[Entries with chart source code]
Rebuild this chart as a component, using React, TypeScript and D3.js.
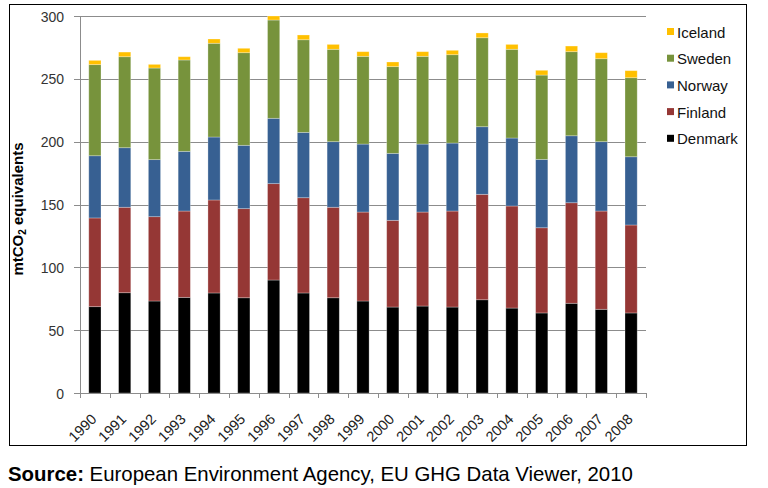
// React
import * as d3 from 'd3';

// Chart data
const years = ['1990', '1991', '1992', '1993', '1994', '1995', '1996', '1997', '1998', '1999',
    '2000', '2001', '2002', '2003', '2004', '2005', '2006', '2007', '2008'];

const denmark = [68.7, 79.8, 73.2, 76.1, 79.6, 75.8, 89.9, 79.6, 75.8, 73.2, 68.4, 69.2, 68.4, 74.2, 67.6, 63.7, 71.4, 66.6, 63.7];
const finland = [70.6, 68.0, 67.1, 68.7, 74.0, 70.9, 76.7, 75.8, 72.0, 70.8, 69.0, 74.8, 76.4, 83.9, 81.2, 67.8, 80.0, 78.2, 70.0];
const norway = [49.5, 47.4, 45.4, 47.5, 50.1, 50.4, 52.0, 52.0, 52.2, 54.1, 53.3, 54.1, 54.1, 53.8, 54.1, 54.4, 53.3, 55.2, 54.3];
const sweden = [72.5, 72.4, 72.9, 72.7, 74.6, 73.7, 78.2, 73.7, 73.5, 69.8, 69.0, 69.8, 70.3, 70.8, 70.6, 67.1, 66.9, 66.0, 62.9];
const iceland = [3.4, 3.7, 2.9, 2.6, 3.4, 3.5, 3.2, 3.8, 3.9, 3.7, 3.7, 3.7, 3.5, 3.8, 3.9, 3.8, 4.5, 4.8, 5.6];

const seriesNames = ['Denmark', 'Finland', 'Norway', 'Sweden', 'Iceland'];
const seriesColors = ['#000000', '#953735', '#376092', '#77933C', '#FFC000'];
const yTicks = [0, 50, 100, 150, 200, 250, 300];

const FONT = 'Arial, "Liberation Sans", sans-serif';

export default function App() {
    const width = 768;
    const height = 488;

    const x = d3.scaleBand<string>().domain(years).range([80, 646]);
    const y = d3.scaleLinear().domain([0, 300]).range([393, 16]);
    const barW = x.bandwidth() * 0.41;

    // table for d3.stack
    const rows = years.map((yr, i) => ({
        year: yr,
        Denmark: denmark[i],
        Finland: finland[i],
        Norway: norway[i],
        Sweden: sweden[i],
        Iceland: iceland[i],
    }));
    const stacked = d3.stack<any>().keys(seriesNames)(rows);

    const [x0, x1] = x.range();
    const tickXs = years.map(yr => x(yr)!).concat([x1]);

    // legend, top to bottom is reverse of the stack order
    const legendItems = seriesNames.map((n, i) => ({ name: n, color: seriesColors[i] })).reverse();

    return (
        <svg width={width} height={height} style={{ position: 'absolute', left: 0, top: 0, background: '#fff' }}>
            {/* outer frame */}
            <rect x={9.5} y={4.5} width={737} height={441} fill="#fff" stroke="#000" strokeWidth={1} />

            {/* gridlines + y ticks */}
            {yTicks.map(t => (
                <g key={t}>
                    {t > 0 && <line x1={x0} x2={x1} y1={Math.round(y(t)) + 0.5} y2={Math.round(y(t)) + 0.5} stroke="#8c8c8c" />}
                    <line x1={x0 - 6} x2={x0} y1={Math.round(y(t)) + 0.5} y2={Math.round(y(t)) + 0.5} stroke="#8c8c8c" />
                    <text x={64} y={y(t)} dy="0.4em" textAnchor="end" fontFamily={FONT} fontSize={14} fill="#333">{t}</text>
                </g>
            ))}

            {/* bars */}
            {stacked.map((s, si) => (
                <g key={s.key} fill={seriesColors[si]}>
                    {s.map((d, i) => (
                        <rect key={i}
                            x={x(years[i])! + (x.bandwidth() - barW) / 2}
                            y={y(d[1])}
                            width={barW}
                            height={y(d[0]) - y(d[1])}
                            stroke="rgba(255,255,255,0.35)"
                            strokeWidth={0.8} />
                    ))}
                </g>
            ))}

            {/* axes */}
            <line x1={x0 + 0.5} x2={x0 + 0.5} y1={y(300)} y2={y(0)} stroke="#8c8c8c" />
            <line x1={x0} x2={x1} y1={Math.round(y(0)) + 0.5} y2={Math.round(y(0)) + 0.5} stroke="#8c8c8c" />
            {tickXs.map((tx, i) => (
                <line key={i} x1={Math.round(tx) + 0.5} x2={Math.round(tx) + 0.5} y1={y(0)} y2={y(0) + 5} stroke="#8c8c8c" />
            ))}

            {/* x labels */}
            {years.map(yr => {
                const cx = x(yr)! + x.bandwidth() / 2 + 2.5;
                const cy = y(0) + 27;
                return (
                    <text key={yr} x={cx} y={cy} textAnchor="end" transform={`rotate(-45, ${cx}, ${cy})`}
                        fontFamily={FONT} fontSize={14.5} fill="#222">{yr}</text>
                );
            })}

            {/* y axis title */}
            <text transform="translate(23, 209) rotate(-90)" textAnchor="middle" fontFamily={FONT}
                fontSize={15} fontWeight="bold" fill="#000">
                mtCO<tspan fontSize={10} dy={3}>2</tspan><tspan dy={-3}> equivalents</tspan>
            </text>

            {/* legend */}
            {legendItems.map((it, i) => {
                const by = 37.5 + i * 26.7;
                return (
                    <g key={it.name}>
                        <rect x={667} y={by - 9.5} width={7} height={7} fill={it.color} />
                        <text x={677} y={by} fontFamily={FONT} fontSize={15} fill="#111">{it.name}</text>
                    </g>
                );
            })}

            {/* source note */}
            <text x={8} y={481} fontFamily={FONT} fontSize={20.4} fill="#000">
                <tspan fontWeight="bold">Source:</tspan> European Environment Agency, EU GHG Data Viewer, 2010
            </text>
        </svg>
    );
}
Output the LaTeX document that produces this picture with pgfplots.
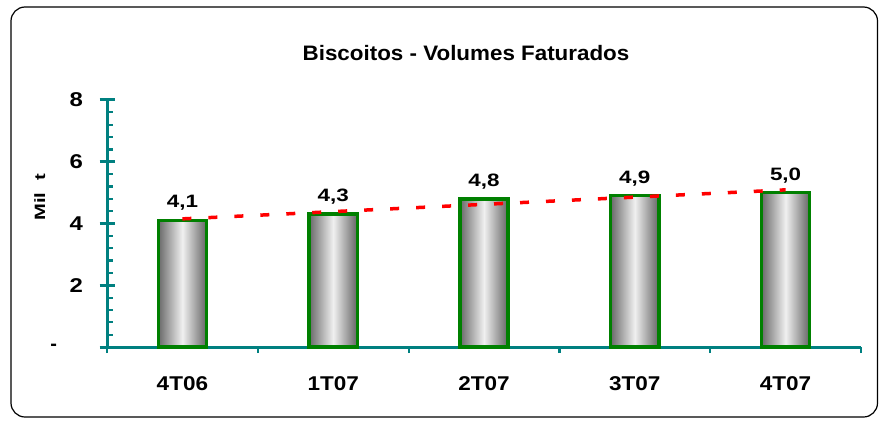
\documentclass[border=0pt]{standalone}
\usepackage{fontspec}
\setmainfont{Liberation Sans}
\usepackage{graphicx}
\usepackage{pgfplots}
\pgfplotsset{compat=1.18}
\definecolor{axteal}{RGB}{0,128,128}
\definecolor{bargreen}{RGB}{0,128,0}
\definecolor{trendred}{RGB}{255,0,0}
\definecolor{barleft}{RGB}{105,105,105}
\definecolor{barmid}{RGB}{240,240,240}
\definecolor{barright}{RGB}{100,100,100}
\newcommand{\fs}[1]{\fontsize{#1}{#1}\selectfont\bfseries}
\newcommand{\wx}[2]{\scalebox{#1}[1]{#2}}

\pgfplotsset{
  cylbar/.style={ybar, bar width=0.32, bar shift=0pt, draw=bargreen, line width=3.5bp,
    left color=barleft, right color=barright, middle color=barmid,
    nodes near coords={\wx{1.25}{\pgfmathprintnumber{\pgfplotspointmeta}}},
    nodes near coords style={font=\fs{18}, text=black, inner sep=0pt, anchor=south, yshift=8bp}},
}

\begin{document}
\begin{tikzpicture}[x=1bp,y=1bp]
\useasboundingbox (0,0) rectangle (879,420);
\draw[line width=1.2bp, rounded corners=14bp] (11,3) rectangle (877.5,413);
\node[font=\fs{21}] at (466,367) {\wx{1.07}{Biscoitos  -  Volumes Faturados}};
\begin{axis}[
  at={(107bp,73bp)}, anchor=south west,
  scale only axis, width=754bp, height=247bp,
  xmin=-0.5, xmax=4.5, ymin=0, ymax=8,
  axis x line=bottom, axis y line=left,
  axis line style={-, draw=axteal, line width=3bp},
  every outer x axis line/.append style={-, draw=axteal, line width=3bp},
  every outer y axis line/.append style={-, draw=axteal, line width=3bp},
  tick align=center,
  major tick length=15bp, minor tick length=6bp,
  every tick/.style={draw=axteal, line width=3bp},
  every major tick/.append style={draw=axteal, line width=3bp},
  every minor tick/.append style={draw=axteal, line width=2.2bp},
  xtick={0,1,2,3,4},
  xticklabels={\wx{1.13}{4T06},\wx{1.13}{1T07},\wx{1.13}{2T07},\wx{1.13}{3T07},\wx{1.13}{4T07}},
  major x tick style={draw=none},
  minor xtick={-0.5,0.5,1.5,2.5,3.5,4.5},
  minor x tick style={yshift=-3bp},
  ytick={0,2,4,6,8},
  yticklabels={{-\hspace*{26bp}},\wx{1.2}{2},\wx{1.2}{4},\wx{1.2}{6},\wx{1.2}{8}},
  minor ytick={0.4,0.8,1.2,1.6,2.4,2.8,3.2,3.6,4.4,4.8,5.2,5.6,6.4,6.8,7.2,7.6},
  minor y tick style={xshift=3bp},
  xticklabel style={font=\fs{20}, anchor=north, yshift=-19bp},
  yticklabel style={font=\fs{20}, anchor=east, xshift=-13bp},
  ylabel={\wx{1.35}{Mil\hspace{0.6em}t}},
  every axis y label/.style={at={(axis description cs:-0.089,0.607)}, rotate=90, anchor=center, font=\fs{15}},
  /pgf/number format/use comma,
  /pgf/number format/fixed,
  /pgf/number format/fixed zerofill,
  /pgf/number format/precision=1,
  /pgf/number format/assume math mode=true,
  clip=false,
]
% one plot per bar, so that each bar gets its own cylinder shading
\addplot[cylbar] coordinates {(0,4.1)};
\addplot[cylbar] coordinates {(1,4.3)};
\addplot[cylbar] coordinates {(2,4.8)};
\addplot[cylbar] coordinates {(3,4.9)};
\addplot[cylbar] coordinates {(4,5.0)};
% linear trend
\addplot[trendred, line width=3.5bp, dash pattern=on 9bp off 17bp]
  coordinates {(0,4.15) (4,5.09)};
\end{axis}
\end{tikzpicture}
\end{document}
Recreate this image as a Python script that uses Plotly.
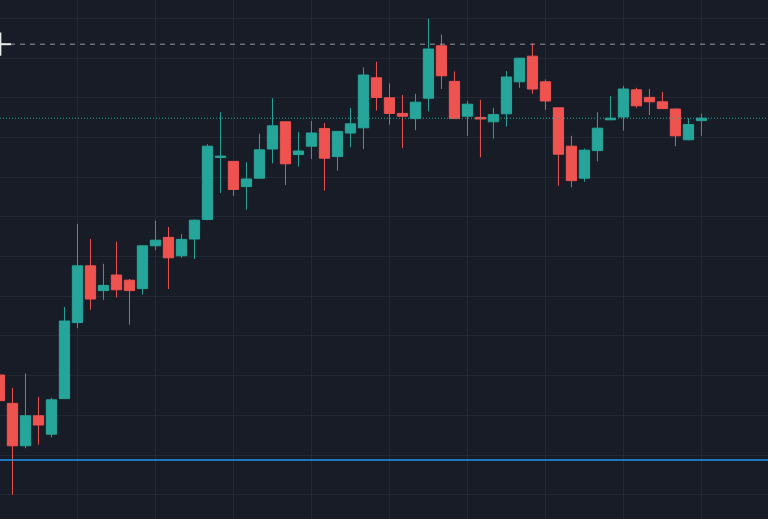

Problem:
Report only how many lines of the listing hold the word "that".

Response:
3